Compilation d'explosion de GM2L contre les pompiers, le 28 janvier, à Paris. pic.twitter.com/B5UYlHfWAQ
— Contre Attaque (@ContreAttaque_) January 29, 2020
Sur le terrain, les observateurs ont pu le constater. Plusieurs drames se sont produits avant Sainte-Soline. En juin 2021, à Redon (Ille-et-Vilaine), lors de l’expulsion d’un teknival, un jeune homme a eu la main arrachée par une GM2L. Dans une manifestation à Nancy, le 21 novembre 2020, Dylan, un jeune de 24 ans, voyait aussi son bras gravement perforé de 10 cm par un éclat. Contre la loi Sécurité globale, un autre manifestant perdait cinq doigts et une partie de la paume lors d’un rassemblement à Paris, place de la République, le 5 décembre 2020.
« Aucune leçon n’a été tirée depuis la mort de Rémi »
Contrairement à ce qu’avancent les autorités, la GM2L est donc bien « une arme de guerre » qui déchire et mutile les corps. D’un point de vue légal, elle est d’ailleurs classée dans la catégorie A2 des armes, celle des « matériels de guerre ». La fiche technique de son fabricant Alsetex parle aussi d’une arme de « neutralisation » et de « contrôle des forcenés ».
Aujourd’hui, l’interrogation quant à son usage se renforce. Dans leur compte-rendu final des opérations à Sainte-Soline, les forces de police ont d’ailleurs omis son utilisation. Le général d’armée Christian Rodriguez évoque simplement « 5 015 grenades lacrymogènes tirées, 89 grenades de désencerclement GENL, 40 dispositifs déflagrants ASSR et 81 tirs de LBD », mais ne parle aucunement des GM2L. Cet oubli pose question alors que BFMTV reprenait, au lendemain de la manifestation, un premier décompte du ministère de l’Intérieur parlant de 260 grenades GM2L lancées sur les manifestants.
La GM2L comporte de graves « défaillances techniques »
Un chiffre loin d’être anecdotique. Cela représente tout de même un tiers des grenades GLI-F4 ou GM2L lancées au cours de la révolte des Gilets jaunes (de 2018 à 2019). En seulement deux heures. « Ces 260 grenades GM2L [équivalent à] 11 kilogrammes d’hexocire (explosif 1,6 fois plus puissant que le TNT) projetés sur les têtes de manifestant·es dépourvu·es de casques et d’armures susceptibles de résister à des impacts de cette puissance », ajoute le collectif Désarmons-les.
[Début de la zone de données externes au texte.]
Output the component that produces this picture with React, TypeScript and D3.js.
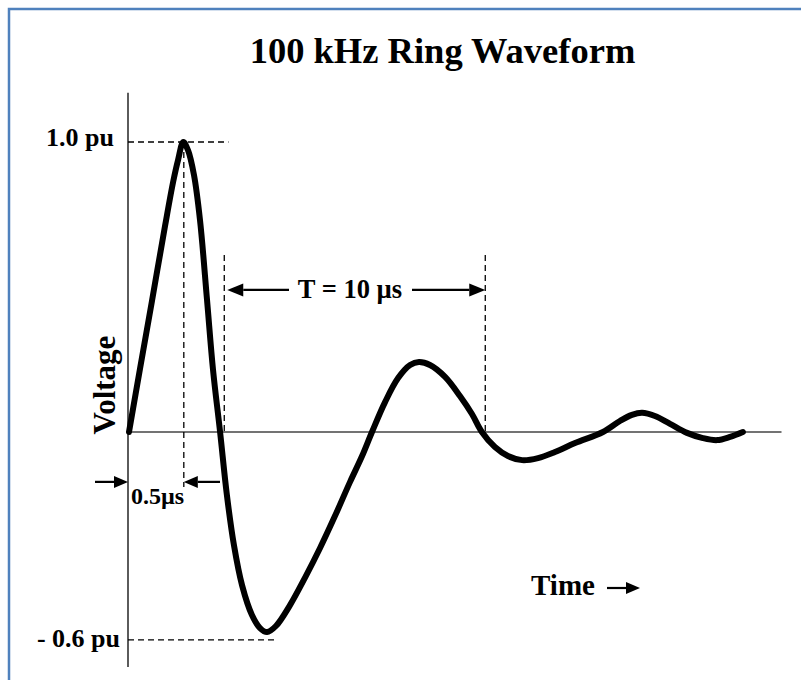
import React from "react";
import * as d3 from "d3";

// ---- data (time in µs, voltage in pu) ----
const waveTime = [
  0, 0.42, 0.88, 1.38, 1.69, 1.88, 2.08, 2.26, 2.49, 2.72, 2.99, 3.22, 3.49,
  3.75, 4.02, 4.33, 4.71, 5.02, 5.29, 5.63, 6.17, 6.74, 7.32, 7.89, 8.47, 8.93,
  9.31, 9.81, 10.31, 10.77, 11.11, 11.53, 12.11, 12.68, 13.14, 13.52, 14.02,
  14.52, 15.06, 15.67, 16.32, 17.09, 18.16, 18.81, 19.27, 19.66, 20.15, 20.73,
  21.38, 21.99, 22.53, 23.03, 23.52,
];
const waveVolt = [
  0, 0.217, 0.452, 0.71, 0.862, 0.938, 1.0, 0.972, 0.886, 0.731, 0.455, 0.214,
  0, -0.217, -0.39, -0.528, -0.631, -0.676, -0.69, -0.669, -0.597, -0.503, -0.4,
  -0.29, -0.172, -0.083, 0, 0.103, 0.186, 0.231, 0.241, 0.231, 0.19, 0.124,
  0.062, 0, -0.052, -0.083, -0.097, -0.09, -0.069, -0.038, 0, 0.038, 0.059,
  0.066, 0.055, 0.028, -0.003, -0.021, -0.028, -0.017, 0,
];

const timeDomain = [0, 25];
const voltDomain = [-0.7, 1.0];
const axisVoltExtent = [-0.81, 1.17];

const peakLevel = 1.0; // "1.0 pu"
const troughLevel = -0.717; // "- 0.6 pu" reference line
const peakTime = 2.1;
const periodStart = 3.65;
const periodLength = 10;

const titleText = "100 kHz Ring Waveform";
const yLabels = ["1.0 pu", "- 0.6 pu"];
const yAxisTitle = "Voltage";
const xAxisTitle = "Time";
const periodLabel = "T = 10 µs";
const riseLabel = "0.5µs";

const font = "'Liberation Serif', 'Times New Roman', serif";

function Arrow({ x1, x2, y, head = 14, half = 6 }: { x1: number; x2: number; y: number; head?: number; half?: number }) {
  // arrow from x1 (tail) to x2 (tip)
  const dir = x2 > x1 ? 1 : -1;
  const base = x2 - dir * head;
  return (
    <g>
      <line x1={x1} y1={y} x2={base} y2={y} stroke="#000" strokeWidth={2.2} />
      <path d={`M${x2},${y} L${base},${y - half} L${base},${y + half} Z`} fill="#000" />
    </g>
  );
}

export default function App() {
  const W = 801;
  const H = 680;
  const x = d3.scaleLinear().domain(timeDomain).range([129, 781.5]);
  const y = d3.scaleLinear().domain(voltDomain).range([635, 142]);

  const pts: [number, number][] = waveTime.map((t, i) => [t, waveVolt[i]]);
  const line = d3
    .line<[number, number]>()
    .x((d) => x(d[0]))
    .y((d) => y(d[1]))
    .curve(d3.curveCatmullRom.alpha(0.5));

  const x0 = x(0) - 1;
  const dash = "6,4";
  const periodEnd = periodStart + periodLength;
  const arrowY = y(0.49);
  const riseArrowY = y(-0.172);

  return (
    <svg
      width={W}
      height={H}
      style={{ position: "absolute", left: 0, top: 0, background: "#fff" }}
      fontFamily={font}
    >
      <rect x={0} y={0} width={W} height={H} fill="#fff" />
      {/* frame */}
      <rect x={9} y={9} width={W + 20} height={H + 20} fill="none" stroke="#4f81bd" strokeWidth={2.5} />

      {/* title */}
      <text x={442.5} y={63} textAnchor="middle" fontSize={36.5} fontWeight="bold" fill="#000">
        {titleText}
      </text>

      {/* axes */}
      <line x1={x0} x2={x0} y1={y(axisVoltExtent[1])} y2={y(axisVoltExtent[0])} stroke="#333" strokeWidth={1.6} />
      <line x1={x0} x2={x(timeDomain[1])} y1={y(0)} y2={y(0)} stroke="#444" strokeWidth={1.6} />

      {/* dashed reference lines */}
      <g stroke="#000" strokeWidth={1.3} strokeDasharray={dash} fill="none">
        <line x1={x0} x2={x(3.81)} y1={y(peakLevel)} y2={y(peakLevel)} />
        <line x1={x0} x2={x(5.67)} y1={y(troughLevel)} y2={y(troughLevel)} />
        <line x1={x(peakTime)} x2={x(peakTime)} y1={y(peakLevel)} y2={y(-0.19)} />
        <line x1={x(periodStart)} x2={x(periodStart)} y1={y(0.61)} y2={y(0)} />
        <line x1={x(periodEnd)} x2={x(periodEnd)} y1={y(0.61)} y2={y(0)} />
      </g>

      {/* waveform */}
      <path d={line(pts) || ""} fill="none" stroke="#000" strokeWidth={6} strokeLinejoin="round" strokeLinecap="round" />

      {/* y labels */}
      <text x={114} y={y(peakLevel) + 4} textAnchor="end" fontSize={26} fontWeight="bold" fill="#000">
        {yLabels[0]}
      </text>
      <text x={120} y={647} textAnchor="end" fontSize={26} fontWeight="bold" fill="#000">
        {yLabels[1]}
      </text>
      <text
        transform={`translate(115,385) rotate(-90)`}
        textAnchor="middle"
        fontSize={31}
        fontWeight="bold"
        fill="#000"
      >
        {yAxisTitle}
      </text>

      {/* period annotation */}
      <Arrow x1={289} x2={x(periodStart) + 3} y={arrowY} head={16} half={6.5} />
      <Arrow x1={412} x2={x(periodEnd)} y={arrowY} head={16} half={6.5} />
      <text x={350} y={298} textAnchor="middle" fontSize={26.5} fontWeight="bold" fill="#000">
        {periodLabel}
      </text>

      {/* rise annotation */}
      <Arrow x1={95} x2={x0} y={riseArrowY} head={14} half={6} />
      <Arrow x1={220} x2={x(peakTime)} y={riseArrowY} head={14} half={6} />
      <text x={131} y={504} fontSize={24} fontWeight="bold" fill="#000">
        {riseLabel}
      </text>

      {/* time label */}
      <text x={531} y={595} fontSize={29} fontWeight="bold" fill="#000">
        {xAxisTitle}
      </text>
      <Arrow x1={607} x2={640} y={588} head={14} half={6} />
    </svg>
  );
}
La situation est d’autant plus problématique que Mediapart avait révélé que cette grenade comportait de graves « défaillances techniques ». Le 1er juillet 2021, Gérald Darmanin avait lui-même restreint son usage et interdit le lancer à la main à cause notamment d’un dysfonctionnement du bouchon allumeur. Malgré les risques, le ministère continue néanmoins d’autoriser son emploi avec un lance-grenades. Le 10 novembre 2022, les autorités ont même passé un appel d’offres pour acheter 840 000 grenades GM2L supplémentaires et équiper massivement les forces de police dans les quatre années qui viennent.
Pour Claire Dujardin, l’avocate de la mère de Rémi Fraisse, « aucune leçon n’a été tirée depuis la mort de Rémi. L’État fait toujours mine de découvrir la dangerosité de ces armes et les remplace dès que la polémique est trop forte par d’autres grenades tout aussi problématiques. La France ne sait pas faire sans ces armes de guerre. Cela questionne le fonctionnement du maintien de l’ordre, mais aussi notre démocratie ».